What were they looking for? Nobody in the village can remember. Nobody

can explain either why they made a postcard out of it. Were they living here

or just passing through? I scraped the moss off the stone with my knife

and discovered that she died of malaria, at the age of twenty, in the summer

of 1896: more than a hundred years ago. Did her parents, that evening,

six hours before her death, still lie to her and say that she was getting better,

that in a couple of days she would be frilly recovered? And what did she feel

when, between bouts of hallucination, she had a moment of lucidity, like a

hunted antelope, when she intercepted an exchange of glances and suddenly

realized that this was her death, that they had given up hope for her,

her parents and the doctor, that they were lying to her out of pity

and saying that the fever was abating and that by tomorrow

she would be better? Did she whisper That's enough, stop

pretending? Or did she feel sufficiently sorry for them to pretend right to

the end that she believed the lie that was tacitly contradicted by her mother's

weeping? And as she died convulsed by the light of a hurricane lamp

in the tent at four in the morning, who wiped the last beads of sweat from

her forehead? Who went outside first and who stayed with her a little longer

in the half-darkness of the tent? When morning came did Major Homer

force himself to shave? And did someone hand her mother a handkerchief

soaked in valerian? Because of the heat did they bury her that very morning

or did they wait till evening? And where and how did they travel on

from here? Did they leave at once? Or the next day? And how did the jungle

stand around the grave the first night after they left? A hundred years

have passed, so the pain has been stilled. Who is there to grieve? I wonder

whether somewhere in the world there is still an old comb or nail file

or mother-of-pearl brooch that belonged to that Irene. Perhaps in some

drawer in an unused walnut dressing table, or a mouldy attic somewhere

in Wiltshire? And who will want to keep her things, if any have survived?

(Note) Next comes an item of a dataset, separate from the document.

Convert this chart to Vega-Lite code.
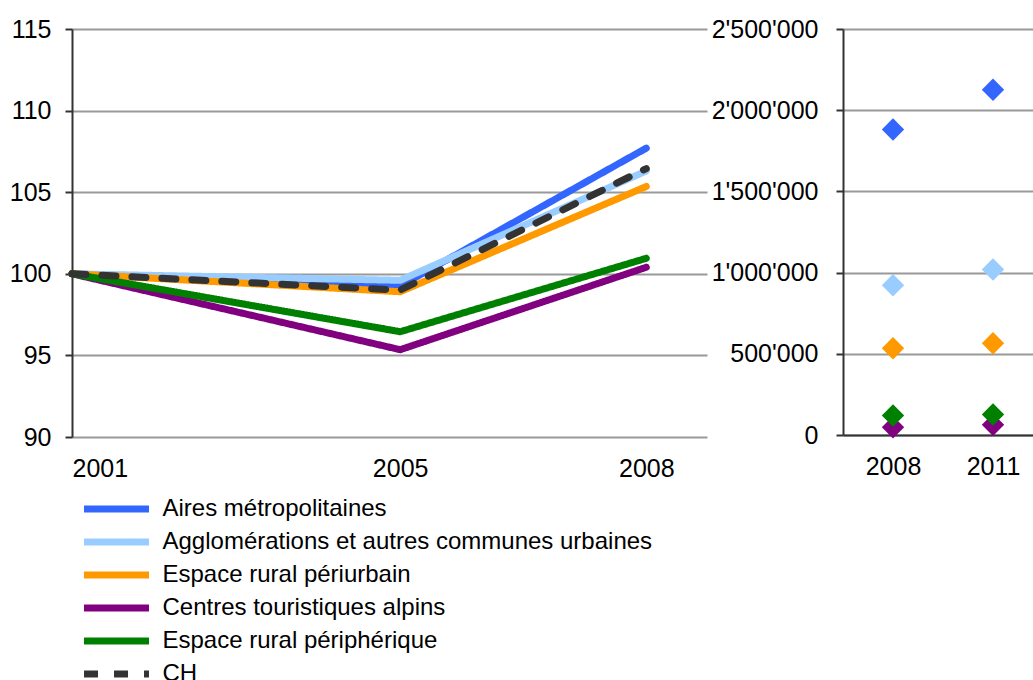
{
  "$schema": "https://vega.github.io/schema/vega-lite/v6.json",
  "padding": {"left": 9, "top": 17, "right": 0, "bottom": 0},
  "config": {
    "font": "Liberation Sans",
    "view": {"stroke": null},
    "axis": {
      "labelFont": "Liberation Sans",
      "labelFontSize": 25,
      "labelColor": "#000000",
      "title": null,
      "gridColor": "#999999",
      "gridWidth": 2,
      "domainColor": "#333333",
      "domainWidth": 2,
      "tickColor": "#333333",
      "tickWidth": 2
    },
    "legend": {"labelFont": "Liberation Sans", "labelColor": "#000000", "labelLimit": 0}
  },
  "datasets": {
    "indice": [
      {"region": "Aires métropolitaines", "annee": 2001, "indice": 100},
      {"region": "Aires métropolitaines", "annee": 2005, "indice": 99.25},
      {"region": "Aires métropolitaines", "annee": 2008, "indice": 107.7},
      {"region": "Agglomérations et autres communes urbaines", "annee": 2001, "indice": 100},
      {"region": "Agglomérations et autres communes urbaines", "annee": 2005, "indice": 99.6},
      {"region": "Agglomérations et autres communes urbaines", "annee": 2008, "indice": 106.3},
      {"region": "Espace rural périurbain", "annee": 2001, "indice": 100},
      {"region": "Espace rural périurbain", "annee": 2005, "indice": 98.9},
      {"region": "Espace rural périurbain", "annee": 2008, "indice": 105.35},
      {"region": "Centres touristiques alpins", "annee": 2001, "indice": 100},
      {"region": "Centres touristiques alpins", "annee": 2005, "indice": 95.35},
      {"region": "Centres touristiques alpins", "annee": 2008, "indice": 100.4},
      {"region": "Espace rural périphérique", "annee": 2001, "indice": 100},
      {"region": "Espace rural périphérique", "annee": 2005, "indice": 96.45},
      {"region": "Espace rural périphérique", "annee": 2008, "indice": 100.95},
      {"region": "CH", "annee": 2001, "indice": 100},
      {"region": "CH", "annee": 2005, "indice": 99.0},
      {"region": "CH", "annee": 2008, "indice": 106.45}
    ],
    "effectifs": [
      {"region": "Aires métropolitaines", "annee": "2008", "valeur": 1881000},
      {"region": "Aires métropolitaines", "annee": "2011", "valeur": 2126000},
      {"region": "Agglomérations et autres communes urbaines", "annee": "2008", "valeur": 922000},
      {"region": "Agglomérations et autres communes urbaines", "annee": "2011", "valeur": 1019000},
      {"region": "Espace rural périurbain", "annee": "2008", "valeur": 534000},
      {"region": "Espace rural périurbain", "annee": "2011", "valeur": 565000},
      {"region": "Centres touristiques alpins", "annee": "2008", "valeur": 48000},
      {"region": "Centres touristiques alpins", "annee": "2011", "valeur": 63000},
      {"region": "Espace rural périphérique", "annee": "2008", "valeur": 120000},
      {"region": "Espace rural périphérique", "annee": "2011", "valeur": 126000}
    ]
  },
  "spacing": 4,
  "resolve": {
    "scale": {"color": "independent", "strokeDash": "independent"},
    "legend": {"color": "independent", "strokeDash": "independent"}
  },
  "hconcat": [
    {
      "width": 635,
      "height": 408,
      "data": {"name": "indice"},
      "mark": {"type": "line", "strokeWidth": 7, "strokeCap": "round", "strokeJoin": "round"},
      "encoding": {
        "x": {
          "field": "annee",
          "type": "quantitative",
          "scale": {"domain": [2001, 2008.74], "nice": false, "zero": false},
          "axis": {"values": [2001, 2005, 2008], "format": "d", "grid": false, "domain": false, "ticks": false, "labelPadding": 19}
        },
        "y": {
          "field": "indice",
          "type": "quantitative",
          "scale": {"domain": [90, 115], "nice": false, "zero": false},
          "axis": {"values": [90, 95, 100, 105, 110, 115], "grid": true, "tickSize": 7, "labelPadding": 14}
        },
        "color": {
          "field": "region",
          "type": "nominal",
          "scale": {
            "domain": ["Aires métropolitaines", "Agglomérations et autres communes urbaines", "Espace rural périurbain", "Centres touristiques alpins", "Espace rural périphérique", "CH"],
            "range": ["#3366FF", "#99CCFF", "#FF9900", "#800080", "#008000", "#333333"]
          },
          "legend": {
            "title": null,
            "orient": "none",
            "legendX": 12,
            "legendY": 468,
            "padding": 0,
            "symbolType": "M-4.06,0H4.06",
            "symbolSize": 256,
            "symbolStrokeWidth": 7,
            "symbolOffset": 20.5,
            "labelOffset": 34,
            "labelFontSize": 24,
            "rowPadding": 5
          }
        },
        "strokeDash": {
          "field": "region",
          "type": "nominal",
          "scale": {
            "domain": ["Aires métropolitaines", "Agglomérations et autres communes urbaines", "Espace rural périurbain", "Centres touristiques alpins", "Espace rural périphérique", "CH"],
            "range": [[1, 0], [1, 0], [1, 0], [1, 0], [1, 0], [14, 16]]
          },
          "legend": {
            "title": null,
            "orient": "none",
            "legendX": 12,
            "legendY": 468,
            "padding": 0,
            "symbolType": "M-4.06,0H4.06",
            "symbolSize": 256,
            "symbolStrokeWidth": 7,
            "symbolOffset": 20.5,
            "labelOffset": 34,
            "labelFontSize": 24,
            "rowPadding": 5
          }
        }
      }
    },
    {
      "width": 200,
      "height": 406,
      "data": {"name": "effectifs"},
      "mark": {"type": "point", "shape": "diamond", "filled": true, "size": 500, "opacity": 1},
      "encoding": {
        "x": {
          "field": "annee",
          "type": "nominal",
          "scale": {"paddingInner": 0, "paddingOuter": 0},
          "axis": {"labelAngle": 0, "ticks": false, "grid": false, "labelPadding": 19}
        },
        "y": {
          "field": "valeur",
          "type": "quantitative",
          "scale": {"domain": [0, 2500000], "nice": false},
          "axis": {
            "values": [0, 500000, 1000000, 1500000, 2000000, 2500000],
            "grid": true,
            "tickSize": 7,
            "labelPadding": 18,
            "labelExpr": "replace(format(datum.value, ','), regexp(',', 'g'), \"'\")"
          }
        },
        "color": {
          "field": "region",
          "type": "nominal",
          "scale": {
            "domain": ["Aires métropolitaines", "Agglomérations et autres communes urbaines", "Espace rural périurbain", "Centres touristiques alpins", "Espace rural périphérique"],
            "range": ["#3366FF", "#99CCFF", "#FF9900", "#800080", "#008000"]
          },
          "legend": null
        }
      }
    }
  ]
}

And what for? Only I, who have no photograph and no image of her, felt sad

yesterday for that Irene. Just for a moment. Then it passed. I ate a grilled

fish with some rice and fell asleep. Today everything is fine. Don't worry.

Albert blames

Haven't I told you a thousand times Nadia I beg you stop filling his head with such nonsense once and for all, he's still young and easily frightened, don't stuff him full of wolves and witches and snow, ghosts in the cellar and goblins in the forest. There aren't any forests or goblins here. We came to this country to put all that behind us, to live on yoghurt and salad with an omelette, to settle down, to change, to defend ourselves when we have no alternative, to banish the old troubles, to be cured of the ancient horror, to sit under the vine in the garden, to recover gradually from everything that happened before, and to begin to distinguish here at last between what is possible and what is sheer lunacy. Haven't I told you a thousand times that my son has to grow up to be a useful member of society, a decent, sensible man with no nonsense in his head in the clouds but with both feet planted firmly on the ground in this land where there are no cottages in the forest but only warm sand and housing schemes. That is what we have, I told you, and what we haven't got we must simply learn to do without. To draw a line. Now look what's happened because of you. You've filled his head with fairies and fog and you yourself have grown feathers and a beak and flown off into the cold. You've left me all these lace doilies and embroidered place mats, who needs them? We could have had a grandson by now. Or a granddaughter.